The Treasury Department must decide whether to name China a “currency manipulator” today. Though officials could appear weak by dodging the issue or delaying the twice-yearly report, its impact may be overblown.
The law which governs the Treasury’s action, the OMNIBUS TRADE AND COMPETITIVENESS ACT OF 1988 (H.R. 3), gives the President fairly wide berth as he pressures China or any other nation.
The Secretary of the Treasury shall analyze on an annual basis the exchange rate policies of foreign countries, in consultation with the International Monetary Fund, and consider whether countries manipulate the rate of exchange between their currency and the United States dollar for purposes of preventing effective balance of payments adjustments or gaining unfair competitive advantage in international trade. If the Secretary considers that such manipulation is occurring with respect to countries that (1) have material global current account surpluses; and (2) have significant bilateral trade surpluses with the United States, the Secretary of the Treasury shall take action to initiate negotiations with such foreign countries on an expedited basis, in the International Monetary Fund or bilaterally, for the purpose of ensuring that such countries regularly and promptly adjust the rate of exchange between their currencies and the United States dollar to permit effective balance of payments adjustments and to eliminate the unfair advantage.

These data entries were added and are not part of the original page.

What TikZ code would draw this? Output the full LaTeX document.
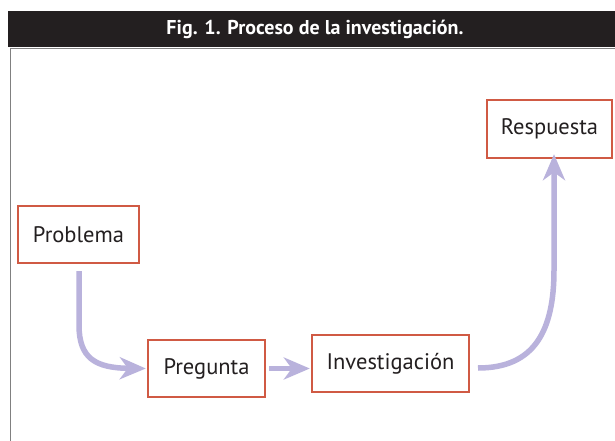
\documentclass[tikz,border=0pt]{standalone}
\usepackage{fontspec}
\setmainfont{PT Sans}
\usetikzlibrary{arrows.meta}
\definecolor{hdr}{HTML}{231F20}
\definecolor{boxred}{HTML}{D05A44}
\definecolor{arr}{HTML}{B9B2DC}
\definecolor{txt}{HTML}{231F20}
\definecolor{frame}{HTML}{808080}
\begin{document}
\begin{tikzpicture}[x=1pt,y=-1pt,
  stepbox/.style={draw=boxred,line width=2.4pt,fill=white,text=txt,
    font=\fontsize{22.5}{26}\selectfont,inner sep=0pt,anchor=center},
  flow/.style={draw=arr,line width=5.5pt,
    -{Stealth[length=26pt,width=22pt,inset=8pt]}}]
\useasboundingbox (0,0) rectangle (615,441);
\fill[white] (0,0) rectangle (615,441);
% header
\fill[hdr] (8,11) rectangle (615,47.5);
\node[text=white,font=\bfseries\fontsize{20}{24}\selectfont] (title) at (315,29) {Fig. 1. Proceso de la investigación.};
\draw[frame,line width=1.5pt] (615,48.5) -- (10.5,48.5) -- (10.5,441);
% boxes
\node[stepbox,minimum width=121pt,minimum height=57pt] (prob) at (78.5,234.5) {Problema};
\node[stepbox,minimum width=117pt,minimum height=57pt] (preg) at (206.5,368.5) {Pregunta};
\node[stepbox,minimum width=157pt,minimum height=57pt] (inv) at (390.5,363.5) {Investigación};
\node[stepbox,minimum width=125pt,minimum height=58pt] (resp) at (549.5,129) {Respuesta};
% connectors
\coordinate (a0) at (79,271);
\draw[flow] (a0) -- (79,325) .. controls (79,358) and (95,368) .. ([xshift=-1pt]preg.west);
\draw[flow] ([xshift=3pt]preg.east) -- ([xshift=-1pt]inv.west|-preg.east);
\coordinate (b0) at (478,368);
\draw[flow] (b0) .. controls (535,368) and (554,330) .. (554,270) -- ([yshift=5pt]resp.south -| 554,0);
\end{tikzpicture}
\end{document}
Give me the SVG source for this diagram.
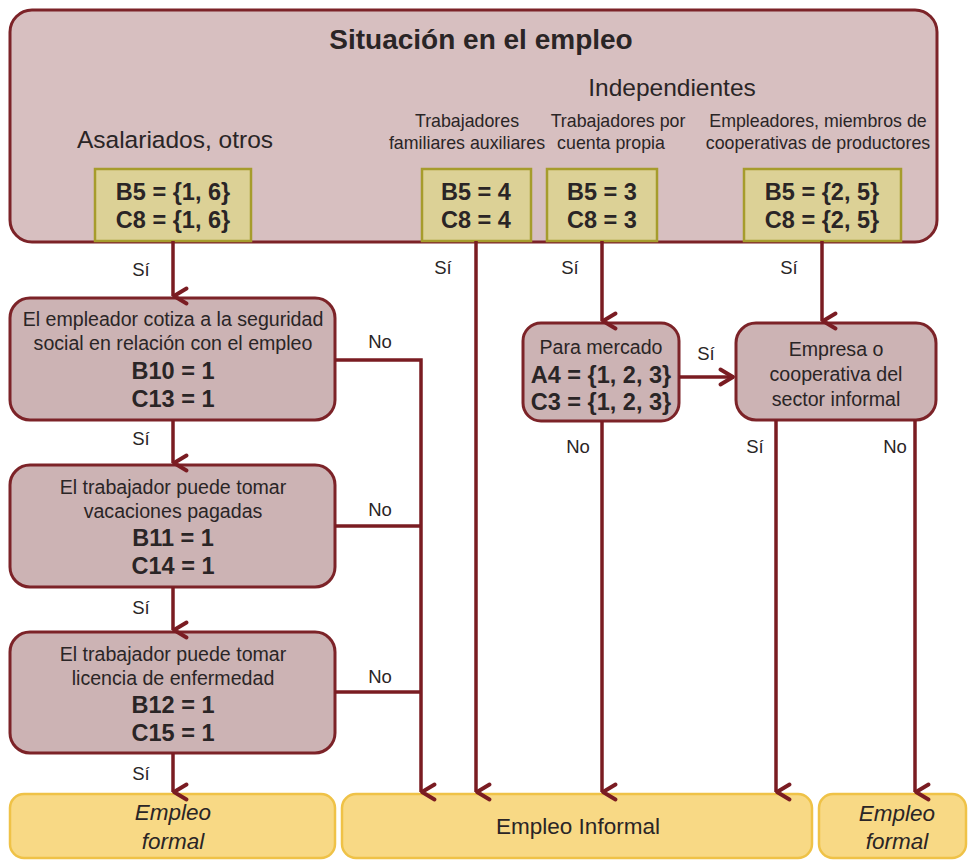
<svg xmlns="http://www.w3.org/2000/svg" width="968" height="862" viewBox="0 0 968 862">
<defs>
<style>
text{font-family:"Liberation Sans",Arial,sans-serif;fill:#2a2526;text-anchor:middle}
.title{font-size:28px;font-weight:bold}
.cat{font-size:24.5px}
.sub{font-size:17.8px}
.eq{font-size:23.5px;font-weight:bold}
.q{font-size:19.6px}
.lbl{font-size:18.5px}
.end{font-size:22.5px}
.it{font-style:italic}
.outer{fill:#d7bfc0;stroke:#7c2328;stroke-width:3}
.code{fill:#dcd196;stroke:#a69c2c;stroke-width:2.5}
.dec{fill:#ccb3b4;stroke:#7c2328;stroke-width:3}
.res{fill:#f8d985;stroke:#efc247;stroke-width:2.5}
.c{fill:none;stroke:#7a1c22;stroke-width:3.5}
</style>
<marker id="ah" viewBox="0 0 20 18" refX="10" refY="16.5" markerWidth="20" markerHeight="18" markerUnits="userSpaceOnUse" orient="auto">
<path d="M2.5,3 L10,15.5 L17.5,3" fill="none" stroke="#7a1c22" stroke-width="3.8" stroke-linecap="round" stroke-linejoin="round"/>
</marker>
<marker id="ahr" viewBox="0 0 18 20" refX="16.5" refY="10" markerWidth="18" markerHeight="20" markerUnits="userSpaceOnUse">
<path d="M3,2.5 L15.5,10 L3,17.5" fill="none" stroke="#7a1c22" stroke-width="3.8" stroke-linecap="round" stroke-linejoin="round"/>
</marker>
</defs>
<rect width="968" height="862" fill="#ffffff"/>

<g id="situacion">
<rect class="outer" x="10" y="10" width="927" height="232" rx="22"/>
<text class="title" x="481" y="49">Situación en el empleo</text>
<text class="cat" x="175" y="148">Asalariados, otros</text>
<text class="cat" x="672" y="96">Independientes</text>
<text class="sub" x="467" y="127">Trabajadores</text>
<text class="sub" x="467" y="149">familiares auxiliares</text>
<text class="sub" x="618" y="127">Trabajadores por</text>
<text class="sub" x="611" y="149">cuenta propia</text>
<text class="sub" x="818" y="127">Empleadores, miembros de</text>
<text class="sub" x="818" y="149">cooperativas de productores</text>
</g>

<g id="cod-asalariados">
<rect class="code" x="95" y="169" width="156" height="72"/>
<text class="eq" x="173" y="200">B5 = {1, 6}</text>
<text class="eq" x="173" y="228">C8 = {1, 6}</text>
</g>
<g id="cod-familiares">
<rect class="code" x="422" y="169" width="109" height="72"/>
<text class="eq" x="476" y="200">B5 = 4</text>
<text class="eq" x="476" y="228">C8 = 4</text>
</g>
<g id="cod-cuentapropia">
<rect class="code" x="547" y="169" width="110" height="72"/>
<text class="eq" x="602" y="200">B5 = 3</text>
<text class="eq" x="602" y="228">C8 = 3</text>
</g>
<g id="cod-empleadores">
<rect class="code" x="744" y="169" width="157" height="72"/>
<text class="eq" x="822" y="200">B5 = {2, 5}</text>
<text class="eq" x="822" y="228">C8 = {2, 5}</text>
</g>

<g id="seguridad-social">
<rect class="dec" x="10" y="298" width="325" height="122" rx="20"/>
<text class="q" x="173" y="326">El empleador cotiza a la seguridad</text>
<text class="q" x="173" y="350">social en relación con el empleo</text>
<text class="eq" x="173" y="379">B10 = 1</text>
<text class="eq" x="173" y="407">C13 = 1</text>
</g>
<g id="vacaciones">
<rect class="dec" x="10" y="465" width="325" height="122" rx="20"/>
<text class="q" x="173" y="494">El trabajador puede tomar</text>
<text class="q" x="173" y="518">vacaciones pagadas</text>
<text class="eq" x="173" y="546">B11 = 1</text>
<text class="eq" x="173" y="574">C14 = 1</text>
</g>
<g id="licencia">
<rect class="dec" x="10" y="632" width="325" height="121" rx="20"/>
<text class="q" x="173" y="661">El trabajador puede tomar</text>
<text class="q" x="173" y="685">licencia de enfermedad</text>
<text class="eq" x="173" y="713">B12 = 1</text>
<text class="eq" x="173" y="741">C15 = 1</text>
</g>
<g id="para-mercado">
<rect class="dec" x="523" y="323" width="156" height="98" rx="18"/>
<text class="q" x="601" y="354">Para mercado</text>
<text class="eq" x="601" y="383">A4 = {1, 2, 3}</text>
<text class="eq" x="601" y="410">C3 = {1, 2, 3}</text>
</g>
<g id="empresa-informal">
<rect class="dec" x="736" y="323" width="200" height="97" rx="20"/>
<text class="q" x="836" y="356">Empresa o</text>
<text class="q" x="836" y="381">cooperativa del</text>
<text class="q" x="836" y="406">sector informal</text>
</g>

<g id="formal-1">
<rect class="res" x="10" y="794" width="325" height="64" rx="14"/>
<text class="end it" x="173" y="820">Empleo</text>
<text class="end it" x="173" y="849">formal</text>
</g>
<g id="informal">
<rect class="res" x="342" y="794" width="470" height="64" rx="14"/>
<text class="end" x="578" y="834">Empleo Informal</text>
</g>
<g id="formal-2">
<rect class="res" x="819" y="794" width="147" height="64" rx="14"/>
<text class="end it" x="897" y="821">Empleo</text>
<text class="end it" x="897" y="849">formal</text>
</g>

<g id="connectors">
<line class="c" x1="173" y1="241" x2="173" y2="296" marker-end="url(#ah)"/>
<line class="c" x1="173" y1="420" x2="173" y2="463" marker-end="url(#ah)"/>
<line class="c" x1="173" y1="587" x2="173" y2="630" marker-end="url(#ah)"/>
<line class="c" x1="173" y1="753" x2="173" y2="792" marker-end="url(#ah)"/>
<polyline class="c" points="335,360 421,360 421,792" marker-end="url(#ah)"/>
<line class="c" x1="335" y1="526" x2="421" y2="526"/>
<line class="c" x1="335" y1="692" x2="421" y2="692"/>
<line class="c" x1="476" y1="241" x2="476" y2="792" marker-end="url(#ah)"/>
<line class="c" x1="602" y1="241" x2="602" y2="321" marker-end="url(#ah)"/>
<line class="c" x1="822" y1="241" x2="822" y2="321" marker-end="url(#ah)"/>
<line class="c" x1="679" y1="377" x2="734" y2="377" marker-end="url(#ahr)"/>
<line class="c" x1="602" y1="421" x2="602" y2="792" marker-end="url(#ah)"/>
<line class="c" x1="776" y1="420" x2="776" y2="792" marker-end="url(#ah)"/>
<line class="c" x1="915" y1="420" x2="915" y2="792" marker-end="url(#ah)"/>
<text class="lbl" x="141" y="276">Sí</text>
<text class="lbl" x="141" y="445">Sí</text>
<text class="lbl" x="141" y="614">Sí</text>
<text class="lbl" x="141" y="780">Sí</text>
<text class="lbl" x="380" y="348">No</text>
<text class="lbl" x="380" y="516">No</text>
<text class="lbl" x="380" y="683">No</text>
<text class="lbl" x="443" y="274">Sí</text>
<text class="lbl" x="570" y="274">Sí</text>
<text class="lbl" x="789" y="274">Sí</text>
<text class="lbl" x="706" y="360">Sí</text>
<text class="lbl" x="578" y="453">No</text>
<text class="lbl" x="755" y="453">Sí</text>
<text class="lbl" x="895" y="453">No</text>
</g>
</svg>
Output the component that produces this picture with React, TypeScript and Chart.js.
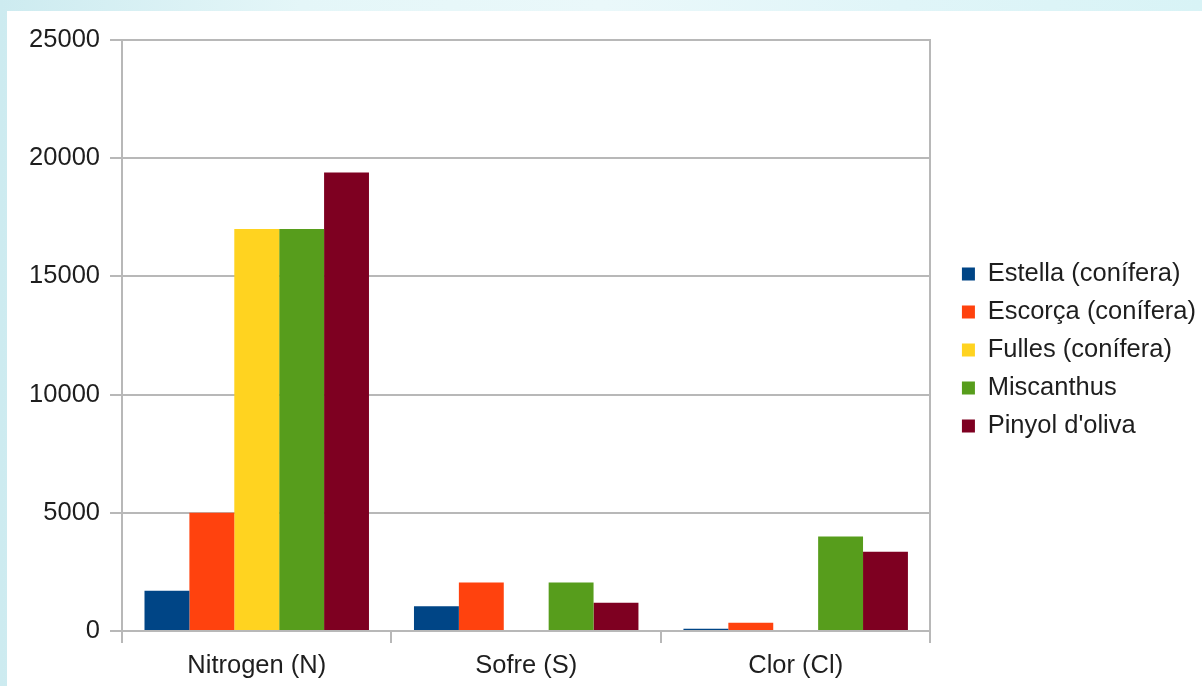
import React, { useEffect, useRef } from "react";
import { Chart, registerables } from "chart.js";

Chart.register(...registerables);

// Element content per biomass type (mg/kg)
const categories = ["Nitrogen (N)", "Sofre (S)", "Clor (Cl)"];
const seriesNames = [
  "Estella (conífera)",
  "Escorça (conífera)",
  "Fulles (conífera)",
  "Miscanthus",
  "Pinyol d'oliva",
];
const estella = [1700, 1050, 100];
const escorca = [5000, 2050, 350];
const fulles = [17000, null, null];
const miscanthus = [17000, 2050, 4000];
const pinyol = [19400, 1200, 3350];
const seriesColors = ["#004586", "#ff420e", "#ffd320", "#579d1c", "#7e0021"];
const yTicks = [0, 5000, 10000, 15000, 20000, 25000];

const FONT = "'Liberation Sans', Arial, sans-serif";
const TEXT = "#1e1e1e";
const GRID = "#b8b8b8";

export default function App() {
  const canvasRef = useRef<HTMLCanvasElement | null>(null);

  useEffect(() => {
    if (!canvasRef.current) return;
    const values = [estella, escorca, fulles, miscanthus, pinyol];
    const chart = new Chart(canvasRef.current, {
      type: "bar",
      data: {
        labels: categories,
        datasets: seriesNames.map((name, i) => ({
          label: name,
          data: values[i],
          backgroundColor: seriesColors[i],
          borderWidth: 0,
          categoryPercentage: 0.833,
          barPercentage: 1.0,
        })),
      },
      options: {
        responsive: true,
        maintainAspectRatio: false,
        animation: false,
        layout: { padding: { top: 29, right: -4, bottom: 0, left: 0 } },
        plugins: {
          tooltip: { enabled: false },
          legend: {
            position: "right",
            fullSize: false,
            maxWidth: 300,
            title: {
              display: true,
              text: " ",
              font: { family: FONT, size: 10 },
              padding: { top: 17, bottom: 0 },
            },
            labels: {
              color: TEXT,
              font: { family: FONT, size: 25.5 },
              boxWidth: 13,
              boxHeight: 13,
              padding: 12.5,
            },
          },
        },
        scales: {
          x: {
            afterFit: (scale: any) => {
              scale.height = 55;
            },
            grid: {
              offset: true,
              drawOnChartArea: false,
              drawTicks: true,
              tickLength: 12,
              color: GRID,
              lineWidth: 2,
            },
            border: { color: GRID, width: 2 },
            ticks: {
              color: TEXT,
              font: { family: FONT, size: 25.5 },
              padding: 8,
              maxRotation: 0,
            },
          },
          y: {
            min: 0,
            max: 25000,
            afterBuildTicks: (scale: any) => {
              scale.ticks = yTicks.map((v) => ({ value: v }));
            },
            afterFit: (scale: any) => {
              scale.width = 115;
            },
            grid: {
              color: GRID,
              lineWidth: 2,
              tickLength: 12,
            },
            border: { color: GRID, width: 2 },
            ticks: {
              color: TEXT,
              font: { family: FONT, size: 25.5 },
              padding: 10,
              callback: (v: any) => String(v),
            },
          },
          yRight: {
            type: "linear",
            position: "right",
            min: 0,
            max: 25000,
            afterFit: (scale: any) => {
              scale.width = 19;
            },
            grid: { drawOnChartArea: false, drawTicks: false },
            border: { color: GRID, width: 2 },
            ticks: { display: false },
          },
        },
      },
    });
    return () => chart.destroy();
  }, []);

  return (
    <div
      style={{
        position: "fixed",
        inset: 0,
        overflow: "hidden",
        background:
          "linear-gradient(90deg, #cdebf0 0%, #e4f6f8 25%, #eaf8fa 50%, #e0f5f8 75%, #d8f3f6 100%)",
      }}
    >
      <div
        style={{
          position: "absolute",
          left: 7,
          top: 11,
          width: 1195,
          height: 675,
          background: "#ffffff",
        }}
      >
        <canvas ref={canvasRef} />
      </div>
    </div>
  );
}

In other words, a report critical of China would be public rebuke but would not have any immediate consequences on the value of the yuan, at least in so far as China can influence it, or on trade sanctions, if the US wished to avoid them. The “currency manipulator” tag sets off a series of negotiations that may lead nowhere. It would then be up to the President whether he wants to levy trade tariffs. That, however, could take months to determine.
The Administration has a “once in a lifetime” chance to put more than rhetorical pressure on the People’s Republic. A charge of currency manipulation would allow other countries such as Germany and Japan to more aggressively join the debate. The US has a stick to wield and, if it does not, China will be allowed to slip through a crack in US policy.